In remembrance of Brian Lloyd – employer, mentor, friend

Brian Lloyd May 2008

Brian Lloyd May 2008(click photo for The Columbian obituary)

I was saddened to hear that my former employer, mentor and friend Brian Lloyd recently passed away. I’d like to share a remembrance that I wrote for him.

I first met Brian shortly after he founded T.H.I.S. Computer Solution, Inc. when I responded to an employment ad in March 1992. That was early in the boom years for PC usage in businesses. Apparently he saw something in me that he liked, and hired me on the spot. I quickly learned that Brian was completely different than any employer that I previously worked for. He was very demanding and very focused on meeting and exceeding customer expectations. And if he thought that you were not meeting either his expectations or the customer’s expectations, he would let you know about it in no uncertain terms. Although some were intimidated by his blunt, no bull style, I found it refreshing to always know exactly where I stood and if I was meeting expectations or not. Thanks to Brian’s incredible sales skills, THIS quickly grew. My skills grew along with the business, which Brian was quick to recognize with generous raises. My income more than doubled during the time that I was with THIS.

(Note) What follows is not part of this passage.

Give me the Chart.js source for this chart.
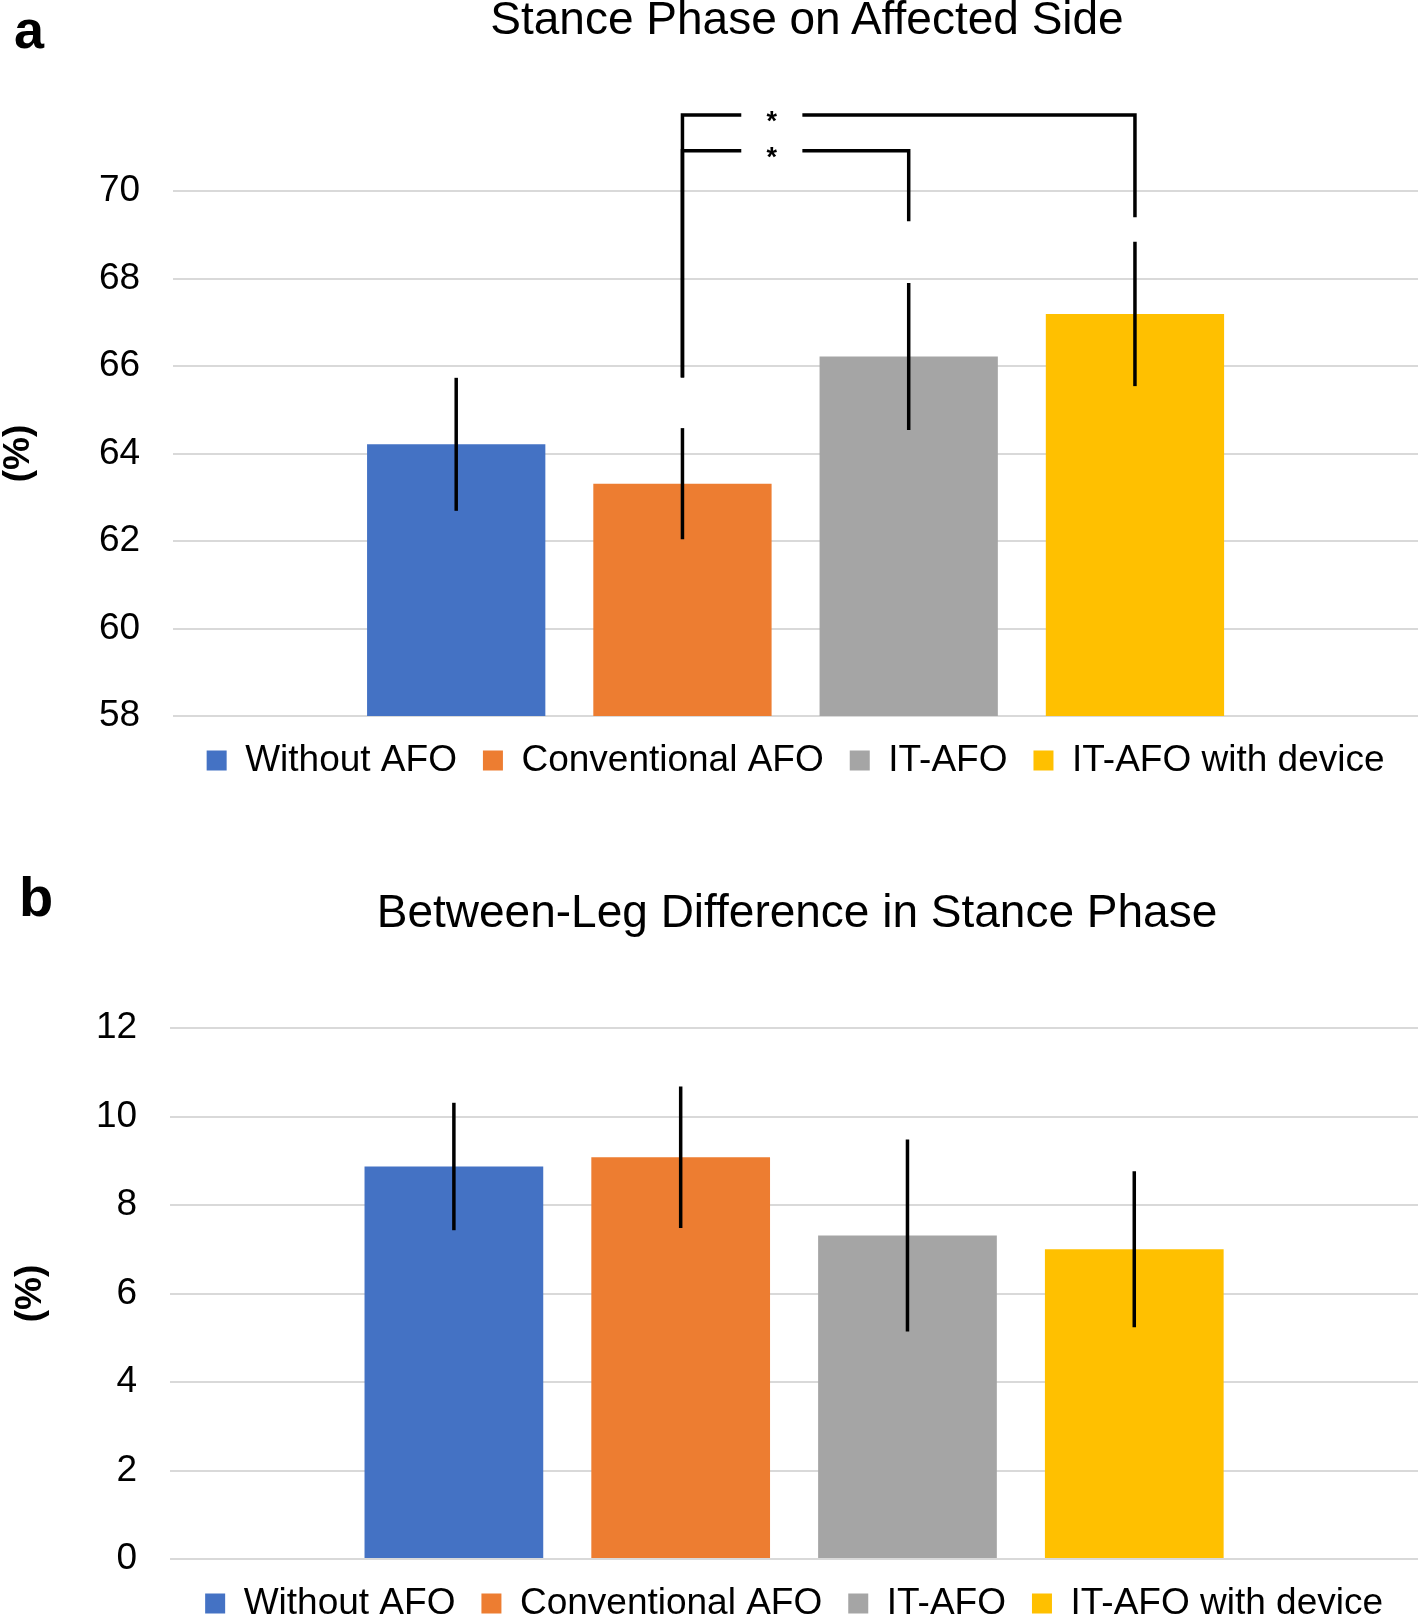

And as I got to know Brian and Roz, it became apparent to me that Brian truly cared about his employees and his customers. And he never asked his employees to do something that he would not do himself. He was always generous with both his time and his resources. When he bought a new car in 1995, he gave me his old Toyota Celica, which I drove for several years. And when I went through a divorce, Brian lent me some money to allow me to settle with my ex-wife.

In 1998, I left THIS to go into business with a friend. Although I didn’t see a lot of Brian and Roz after I left, Brian was kind enough to attend my wedding when I remarried in 1999. And I was privileged to provide him with a reference when he was looking for employment in Phoenix.

My business didn’t work out, but my experience working for Brian and a placement as a contractor at intel while at THIS led directly to my current position as a senior programmer/analyst at Intel, where I have been for the last 10 years.

One of my favorite memories of Brian was when somebody found an old advertisement from when he was running a Toyota dealership in Australia. The ad had Brian’s mug inside a heart shaped frame and the tagline called him Big Hearted Brian. I recall that he was kind of embarrassed by it, but the fact is, the label fit. Brian really did have a big heart. I will always remember him as a key influence in both personal and my professional life. I learned so much from him about meeting commitments, providing quality customer service, and generally being more effective in life.

I know that Roz and David will miss him, and so will I.